Step Seven: Trim off the tops of the flowers and take off the strings.

(Steps 8-9 are optional.)

Step Eight: Make white base.
(This will make the flower stand out more.)
Add 1/4 cup cold water to 2 envelopes of plain gelatin, wait until it blooms. Add 1 cup boiling water, stir until it dissolves. Add 1 cup condensed milk or icecream and stir. Let this chill until it is about room temperature but not set.

Step Nine: Pour white base over Jell-O.
Pour your chilled white base over the Jell-O, completely cover your flowers, and fill the remaining space in the container. Chill overnight or until completely set.

Step Ten: Remove from container or mold.
Moisten tips of fingers in warm water and gently pull gelatin away from top edge of the mold. Dip your Jello mold just to the rim in lukewarm water for about 10 seconds. (Only use hot water if you're using a glass or a plastic container.) Lift from water and shake gently to loosen from edges. Moisten the top of the gelatin. Place lettuce around the edges and hold in place with plate. Then invert mold and plate together. Lift mold off.
If your Jell-O is stuck, and it probably is, see more detailed notes here.

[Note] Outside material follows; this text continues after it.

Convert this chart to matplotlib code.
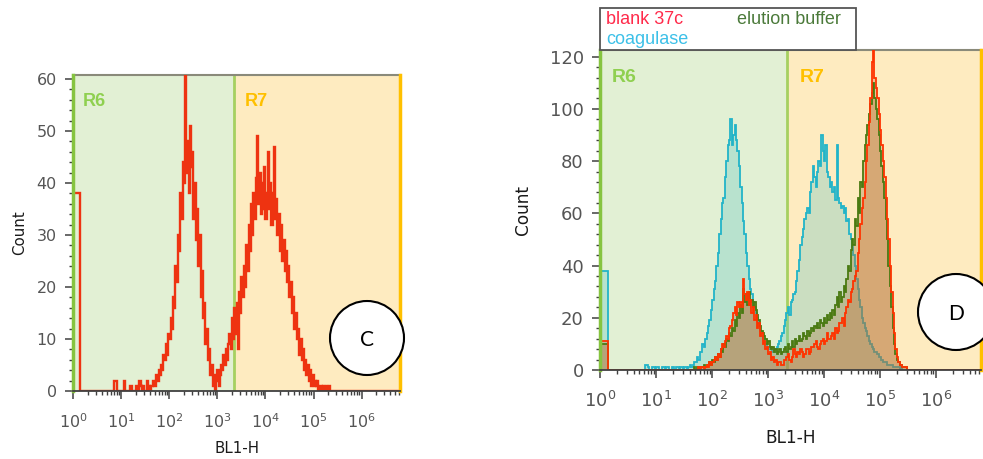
import numpy as np
import matplotlib
matplotlib.use("Agg")
import matplotlib.pyplot as plt
from matplotlib.patches import Ellipse, Rectangle
from matplotlib.ticker import FixedLocator, MultipleLocator, LogLocator, LogFormatterSciNotation, NullFormatter

plt.rcParams['font.family'] = ['Liberation Sans', 'DejaVu Sans']
plt.rcParams['mathtext.fontset'] = 'dejavusans'

# ---------------- data ----------------
# histogram bins: first "low" bin from 10^0 to 10^low_bin_log, then regular
# log bins of width bin_log_width starting at 10^bin_log_start (8 bins per row)
low_bin_log = 0.13
bin_log_start = 0.70
bin_log_width = 0.025
x_max_log = 6.8
gate_r6_r7 = 2200          # BL1-H boundary between gates R6 and R7
x_ticks = [1, 10, 100, 1000, 1e4, 1e5, 1e6]
y_ticks_C = [0, 10, 20, 30, 40, 50, 60]
y_ticks_D = [0, 20, 40, 60, 80, 100, 120]

# Panel C: blank (red)
blank_C_low = 38
blank_C = [0, 0, 0, 0, 0, 0, 2, 2,
           0, 0, 0, 0, 0, 0, 2, 0,
           0, 0, 0, 1, 1, 0, 0, 0,
           1, 0, 0, 2, 1, 0, 1, 0,
           0, 2, 0, 1, 0, 1, 2, 1,
           1, 3, 2, 4, 3, 5, 4, 7,
           6, 9, 7, 11, 10, 14, 12, 18,
           16, 24, 21, 30, 27, 38, 33, 44,
           40, 63, 42, 48, 38, 51, 43, 46,
           33, 40, 29, 35, 24, 30, 18, 23,
           14, 17, 9, 12, 6, 8, 3, 5,
           1, 3, 0, 2, 4, 1, 3, 5,
           4, 7, 5, 8, 6, 9, 11, 8,
           14, 10, 16, 11, 17, 8, 19, 15,
           22, 18, 24, 20, 28, 23, 32, 27,
           36, 30, 38, 33, 41, 49, 36, 42,
           34, 40, 35, 43, 33, 38, 46, 35,
           40, 32, 38, 47, 33, 37, 30, 34,
           27, 32, 25, 29, 23, 27, 21, 24,
           18, 21, 15, 18, 12, 15, 10, 12,
           7, 10, 6, 8, 4, 6, 3, 5,
           2, 4, 1, 3, 1, 2, 1, 2,
           0, 1, 1, 0, 1, 0, 1, 0,
           0, 1, 0, 0, 0, 0, 0, 0,
           0, 0, 0, 0, 0, 0, 0, 0]

# Panel D
coagulase_low = 38
coagulase = [0, 0, 0, 0, 2, 2, 1, 0,
             0, 1, 1, 0, 1, 1, 0, 0,
             1, 1, 0, 1, 1, 0, 0, 1,
             1, 0, 1, 1, 0, 1, 1, 0,
             1, 1, 0, 1, 2, 1, 2, 3,
             3, 5, 4, 7, 7, 10, 9, 12,
             14, 17, 19, 23, 27, 31, 34, 40,
             45, 52, 58, 64, 66, 74, 80, 86,
             88, 96, 86, 90, 94, 88, 84, 78,
             70, 64, 57, 52, 45, 40, 35, 31,
             29, 26, 24, 22, 20, 17, 15, 13,
             12, 11, 10, 9, 8, 8, 9, 7,
             8, 7, 9, 10, 11, 13, 14, 17,
             19, 22, 24, 21, 26, 27, 29, 30,
             34, 38, 42, 48, 51, 54, 58, 60,
             62, 60, 68, 72, 78, 74, 70, 76,
             80, 78, 90, 84, 80, 86, 76, 74,
             70, 72, 68, 70, 65, 86, 66, 64,
             62, 63, 60, 62, 57, 58, 52, 50,
             47, 44, 40, 35, 31, 27, 24, 20,
             18, 16, 15, 13, 11, 10, 9, 8,
             7, 7, 6, 5, 5, 4, 3, 3,
             3, 2, 2, 2, 2, 1, 1, 1,
             1, 1, 0, 1, 0, 0, 0, 0,
             0, 0, 0, 0, 0, 0, 0, 0]

elution_low = 10
elution = [0, 0, 0, 0, 0, 0, 0, 0,
           0, 0, 0, 0, 0, 0, 0, 0,
           0, 0, 0, 0, 0, 0, 0, 0,
           0, 0, 0, 0, 0, 0, 0, 0,
           0, 0, 0, 0, 0, 0, 0, 1,
           0, 1, 0, 1, 1, 1, 2, 1,
           2, 2, 3, 2, 4, 3, 5, 4,
           6, 5, 8, 7, 10, 9, 12, 11,
           14, 13, 16, 15, 19, 17, 22, 20,
           25, 22, 31, 26, 29, 25, 30, 26,
           27, 24, 26, 23, 21, 19, 17, 15,
           14, 13, 12, 10, 11, 9, 8, 9,
           7, 8, 6, 7, 8, 6, 7, 8,
           9, 7, 10, 8, 9, 11, 9, 12,
           10, 11, 13, 11, 12, 14, 13, 12,
           15, 13, 14, 16, 15, 17, 16, 18,
           16, 19, 18, 17, 20, 18, 21, 19,
           22, 20, 23, 21, 25, 28, 24, 30,
           26, 28, 32, 30, 35, 40, 38, 46,
           50, 48, 58, 55, 66, 60, 72, 70,
           80, 86, 90, 94, 98, 102, 106, 110,
           104, 100, 96, 90, 84, 78, 72, 66,
           58, 50, 40, 32, 24, 16, 10, 6,
           4, 3, 2, 2, 1, 1, 1, 0,
           0, 0, 0, 0, 0, 0, 0, 0]

blank_D_low = 11
blank_D = [0, 0, 0, 0, 0, 0, 0, 0,
           0, 0, 0, 0, 0, 0, 0, 0,
           0, 0, 0, 0, 0, 0, 0, 0,
           0, 0, 0, 0, 0, 0, 0, 0,
           0, 0, 0, 0, 0, 0, 0, 0,
           0, 0, 1, 0, 1, 1, 0, 1,
           2, 1, 3, 2, 3, 4, 5, 4,
           6, 5, 8, 10, 9, 11, 13, 12,
           16, 17, 19, 22, 24, 21, 26, 24,
           26, 24, 35, 29, 27, 30, 25, 27,
           22, 24, 19, 21, 16, 18, 13, 14,
           10, 11, 8, 9, 6, 7, 4, 5,
           3, 4, 2, 3, 3, 2, 2, 4,
           4, 5, 6, 4, 3, 5, 8, 6,
           5, 7, 6, 8, 7, 5, 6, 8,
           8, 6, 7, 9, 9, 10, 11, 9,
           8, 10, 11, 12, 10, 11, 14, 12,
           12, 13, 14, 12, 16, 14, 15, 18,
           18, 20, 17, 22, 24, 27, 26, 30,
           31, 34, 36, 38, 45, 50, 56, 62,
           66, 72, 80, 86, 95, 104, 118, 124,
           112, 108, 104, 98, 92, 86, 80, 74,
           66, 58, 50, 40, 30, 22, 14, 8,
           5, 3, 2, 2, 1, 1, 1, 0,
           0, 0, 0, 0, 0, 0, 0, 0]

legend_labels = ["blank 37c", "elution buffer", "coagulase"]


def hist_steps(low, series):
    n = len(series)
    logs = [0.0, low_bin_log] + [bin_log_start + bin_log_width * i for i in range(n + 1)] + [x_max_log]
    edges = 10 ** np.array(logs)
    values = np.array([low, 0] + list(series) + [0], dtype=float)
    return values, edges


W, H = 983, 459
fig = plt.figure(figsize=(W / 100, H / 100), dpi=100)
fig.patch.set_facecolor("white")


def px_rect(x0, y_top, x1, y_bot):
    return [x0 / W, 1 - y_bot / H, (x1 - x0) / W, (y_bot - y_top) / H]


def style_axes(ax, ymax, yticks, yminor, fs_tick, fs_label, fs_gate, ylab_xy, xlab_xy):
    xmax = 10 ** x_max_log
    ax.set_xscale("log")
    ax.set_xlim(1, xmax)
    ax.set_ylim(0, ymax)
    ax.axvspan(1, gate_r6_r7, color="#e2f0d4", zorder=0, lw=0)
    ax.axvspan(gate_r6_r7, xmax, color="#feebc0", zorder=0, lw=0)
    ax.axvline(gate_r6_r7, color="#a6d060", lw=2, zorder=1)
    ax.axvline(1.0, color="#86c440", lw=2.5, zorder=6, clip_on=False)
    ax.axvline(xmax, color="#ffc000", lw=2.5, zorder=6, clip_on=False)
    for s in ["left", "right"]:
        ax.spines[s].set_visible(False)
    ax.spines["top"].set_color("#8a8a7a")
    ax.spines["top"].set_linewidth(1.5)
    ax.spines["bottom"].set_color("#404040")
    ax.spines["bottom"].set_linewidth(1.3)
    ax.spines["bottom"].set_zorder(7)
    ax.xaxis.set_major_locator(FixedLocator(x_ticks))
    ax.xaxis.set_major_formatter(LogFormatterSciNotation())
    ax.xaxis.set_minor_locator(LogLocator(base=10, subs=np.arange(2, 10), numticks=20))
    ax.xaxis.set_minor_formatter(NullFormatter())
    ax.yaxis.set_major_locator(FixedLocator(yticks))
    ax.yaxis.set_minor_locator(MultipleLocator(yminor))
    ax.tick_params(which="major", direction="out", length=6, width=1.1, color="#404040",
                   labelsize=fs_tick, labelcolor="#555555", labelfontfamily="DejaVu Sans")
    ax.tick_params(which="minor", direction="out", length=3, width=1.0, color="#404040")
    ax.tick_params(axis="y", which="major", pad=6)
    ax.tick_params(axis="x", which="major", pad=9)
    ax.set_ylabel("Count", fontsize=fs_label, color="#1a1a1a", family="DejaVu Sans")
    ax.set_xlabel("BL1-H", fontsize=fs_label, color="#1a1a1a", family="DejaVu Sans")
    ax.yaxis.set_label_coords(*ylab_xy)
    ax.xaxis.set_label_coords(*xlab_xy)
    ax.text(0.03, 0.915, "R6", transform=ax.transAxes, color="#8fd050", fontsize=fs_gate,
            fontweight="bold", va="center", ha="left", zorder=3)
    ax.text(0.525, 0.915, "R7", transform=ax.transAxes, color="#ffc000", fontsize=fs_gate,
            fontweight="bold", va="center", ha="left", zorder=3)


# ---------------- Panel C ----------------
axC = fig.add_axes(px_rect(73.3, 75, 400, 391))
style_axes(axC, 60.77, y_ticks_C, 2, 11.5, 10.8, 13, (-0.142, 0.5), (0.5, -0.158))
v, e = hist_steps(blank_C_low, blank_C)
axC.stairs(v, e, color="#ee3311", lw=1.7, zorder=4, baseline=0)

# ---------------- Panel D ----------------
axD = fig.add_axes(px_rect(600.3, 50, 980.7, 370))
style_axes(axD, 122.56, y_ticks_D, 4, 13, 12.2, 14, (-0.18, 0.5), (0.5, -0.183))

v, e = hist_steps(coagulase_low, coagulase)
axD.stairs(v, e, fill=True, color="#6cc8c4", alpha=0.35, zorder=2, lw=0)
axD.stairs(v, e, color="#22b4c8", lw=1.3, zorder=3, baseline=0)

v, e = hist_steps(elution_low, elution)
axD.stairs(v, e, fill=True, color="#a07a40", alpha=0.35, zorder=4, lw=0)
axD.stairs(v, e, color="#4a7a12", lw=1.3, zorder=5, baseline=0)

v, e = hist_steps(blank_D_low, blank_D)
axD.stairs(v, e, fill=True, color="#c86a30", alpha=0.30, zorder=4.5, lw=0)
axD.stairs(v, e, color="#ff3300", lw=1.3, zorder=5.5, baseline=0)

# legend box above panel D
fig.add_artist(Rectangle((600 / W, 1 - 50 / H), 256 / W, 42 / H, transform=fig.transFigure,
                         facecolor="white", edgecolor="#555555", lw=1.3, zorder=10))
fig.text(606 / W, 1 - 19 / H, legend_labels[0], color="#ff2a4a", fontsize=13,
         va="center", ha="left", zorder=11)
fig.text(737 / W, 1 - 19 / H, legend_labels[1], color="#4b7a3a", fontsize=13,
         va="center", ha="left", zorder=11)
fig.text(606 / W, 1 - 39 / H, legend_labels[2], color="#3cc0e8", fontsize=13,
         va="center", ha="left", zorder=11)

# panel markers
for (cx, cy, r, letter) in [(367, 338, 37, "C"), (956, 312, 38, "D")]:
    fig.add_artist(Ellipse((cx / W, 1 - cy / H), 2 * r / W, 2 * r / H, transform=fig.transFigure,
                           facecolor="white", edgecolor="black", lw=1.5, zorder=20))
    fig.text(cx / W, 1 - (cy + 2) / H, letter, fontsize=15, family=["Lato", "DejaVu Sans"],
             ha="center", va="center", zorder=21)

fig.savefig("out.png", dpi=100)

And there you have it! Live Flowers Suspended in Jell-O! Amaze your friends and relatives!


Friday, August 7, 2009

lichee jelly

I found these tasty little treats at my last trip to Fubonns, the Asian market near me.
They're lichee jellies made from Agar, (seaweed) instead of gelatin. I also bought some agar powder when I was there, that I'm excited to try.
I've never thought of putting Jell-O in a bag, but I suppose that would work if it had a waxed lining.

Also, "Please chew carefully and swallow slowly, so as not to be choked."
I love Jell-O warning labels.

Wednesday, August 5, 2009

sunshine special

Creamed corn, milk, green peppers, carrots, gelatin... Doesn't this sound delicious?
Friends and family will both agree, this is simply the most unique recipe for creamed corn they've ever seen!
(Found in an American Home Magazine from 1952 in the "Take a Can of Corn" section.)